We present an anaphora resolution system for Bengali which utilizes linguistic features for disambiguation of possible antecedents of a particular anaphor. The system accepts a sentence in UTF8 Bengali script as its input, identifies the pronominal anaphors and detects all possible antecedents for that particular anaphor. Using a set of hierarchical rules, the system disambiguates and selects the best contextual antecedent from the set of possibilities. The system is evaluated on a manually tagged dataset.
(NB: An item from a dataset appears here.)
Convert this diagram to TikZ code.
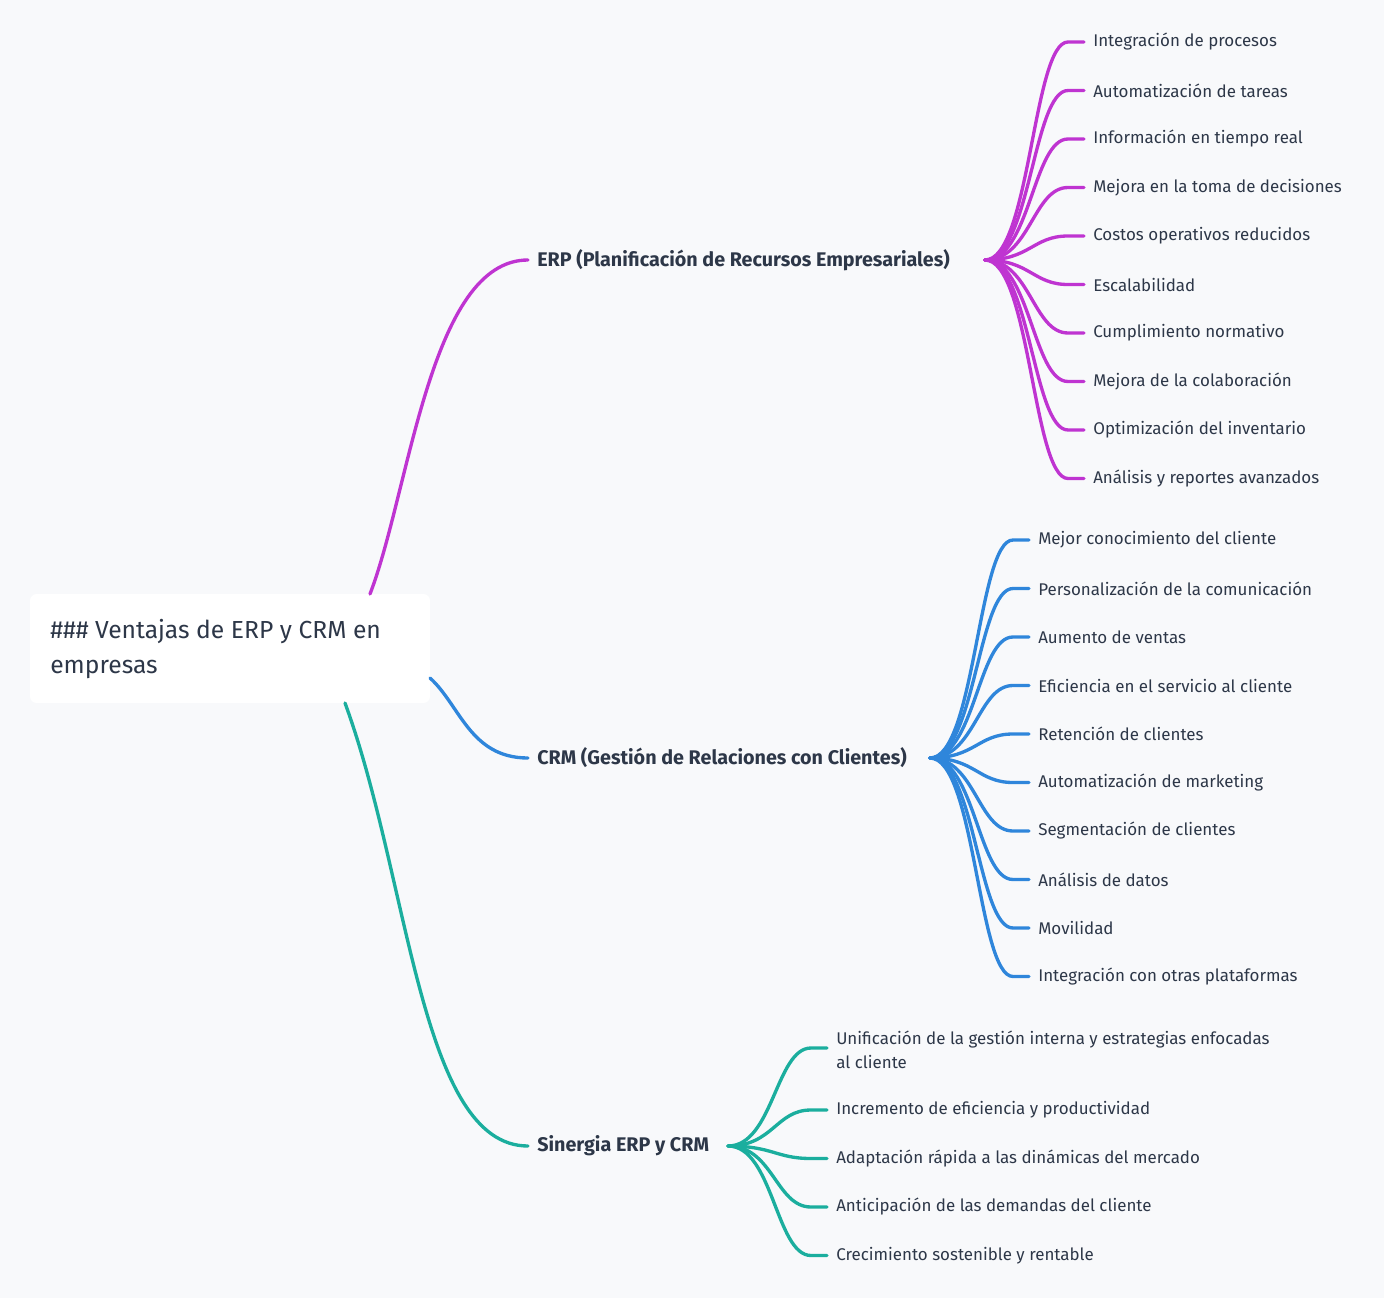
\documentclass[tikz,border=0pt]{standalone}
\usepackage{fontspec}
\setmainfont{Fira Sans}
\usetikzlibrary{calc}
\definecolor{bg}{HTML}{F8F9FB}
\definecolor{ink}{HTML}{2D3748}
\definecolor{erpc}{HTML}{BF34D1}
\definecolor{crmc}{HTML}{2F86DB}
\definecolor{sinc}{HTML}{1BAE9E}
\tikzset{
  branch/.style={font=\fontsize{14.8}{16}\selectfont\bfseries, text=ink, anchor=west, inner sep=0pt},
  leaf/.style={font=\fontsize{12.7}{18}\selectfont, text=ink, anchor=west, inner sep=0pt, align=left},
  link/.style={line width=2.5pt, line cap=round},
}
\begin{document}
\begin{tikzpicture}[x=0.75pt,y=-0.75pt]
\useasboundingbox[fill=bg] (0,0) rectangle (1384,1298);
% root
\node (root) [fill=white, rounded corners=5pt, minimum width=400*0.75pt, minimum height=109*0.75pt, inner sep=0pt] at (230,648.5) {};
\node [font=\fontsize{18.5}{26}\selectfont, text=ink, anchor=west, align=left, inner sep=0pt] at (50,649) {\#\#\# Ventajas de ERP y CRM en\\empresas};
% branches
\node (erp) [branch] at (537,260) {ERP (Planificación de Recursos Empresariales)};
\node (crm) [branch] at (537,758) {CRM (Gestión de Relaciones con Clientes)};
\node (sin) [branch] at (537,1146) {Sinergia ERP y CRM};
\coordinate (r1) at (370,594);
\coordinate (r2) at (430,678);
\coordinate (r3) at (345,703);
\draw[link, erpc] (r1) .. controls (410,490) and (430,260) .. ($(erp.west)+(-9,0)$);
\draw[link, crmc] (r2) .. controls (460,705) and (470,758) .. ($(crm.west)+(-9,0)$);
\draw[link, sinc] (r3) .. controls (410,880) and (420,1146) .. ($(sin.west)+(-9,0)$);
% ERP leaves
\coordinate (erpo) at (985,260);
\foreach \t [count=\i] in {Integración de procesos, Automatización de tareas, Información en tiempo real, Mejora en la toma de decisiones, Costos operativos reducidos, Escalabilidad, Cumplimiento normativo, Mejora de la colaboración, Optimización del inventario, Análisis y reportes avanzados}{
  \node (e\i) [leaf] at (1093,{42+48.5*(\i-1)}) {\t};
  \draw[link, erpc] (erpo) .. controls ($(erpo)+(45,0)$) and ($(e\i.west)+(-60,0)$) .. ($(e\i.west)+(-25,0)$) -- ($(e\i.west)+(-9,0)$);
}
% CRM leaves
\coordinate (crmo) at (930,758);
\foreach \t [count=\i] in {Mejor conocimiento del cliente, Personalización de la comunicación, Aumento de ventas, Eficiencia en el servicio al cliente, Retención de clientes, Automatización de marketing, Segmentación de clientes, Análisis de datos, Movilidad, Integración con otras plataformas}{
  \node (c\i) [leaf] at (1038,{540+48.5*(\i-1)}) {\t};
  \draw[link, crmc] (crmo) .. controls ($(crmo)+(45,0)$) and ($(c\i.west)+(-60,0)$) .. ($(c\i.west)+(-25,0)$) -- ($(c\i.west)+(-9,0)$);
}
% Sinergia leaves
\coordinate (sino) at (728,1146);
\node (s1) [leaf] at (836,1050) {Unificación de la gestión interna y estrategias enfocadas\\al cliente};
\coordinate (s1a) at (836,1048);
\draw[link, sinc] (sino) .. controls ($(sino)+(45,0)$) and ($(s1a)+(-60,0)$) .. ($(s1a)+(-25,0)$) -- ($(s1a)+(-9,0)$);
\foreach \t [count=\i from 2] in {Incremento de eficiencia y productividad, Adaptación rápida a las dinámicas del mercado, Anticipación de las demandas del cliente, Crecimiento sostenible y rentable}{
  \node (s\i) [leaf] at (836,{1110+48.5*(\i-2)}) {\t};
  \draw[link, sinc] (sino) .. controls ($(sino)+(45,0)$) and ($(s\i.west)+(-60,0)$) .. ($(s\i.west)+(-25,0)$) -- ($(s\i.west)+(-9,0)$);
}
\end{tikzpicture}
\end{document}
This study shows exactly how far a system with linguistic rules can go and illustrates the stepping off point after which the use of core knowledge becomes paramount. However, for a simple rule based system, it performs reasonably well often disambiguating a set of possible antecedents down to the most obvious and correct choice.
-
Part-Of-Speech information: The POS tag not only identifies pronouns and nouns, but also helps us recognize named entities in text.
-
Number: The pronoun and its antecedent must have number-agreement i.e references to singular and plural entities must tally with the antecedents themselves.
-
Person: Agreement of person helps classify one particular antecedent as more probable than another given other features are equivalent.
-
Status: Honorifics used give us clues as to which particular person the referent is actually referring to.
-
Morphological : Morphological features are used to identify number in nouns and type of referent in case of pronouns.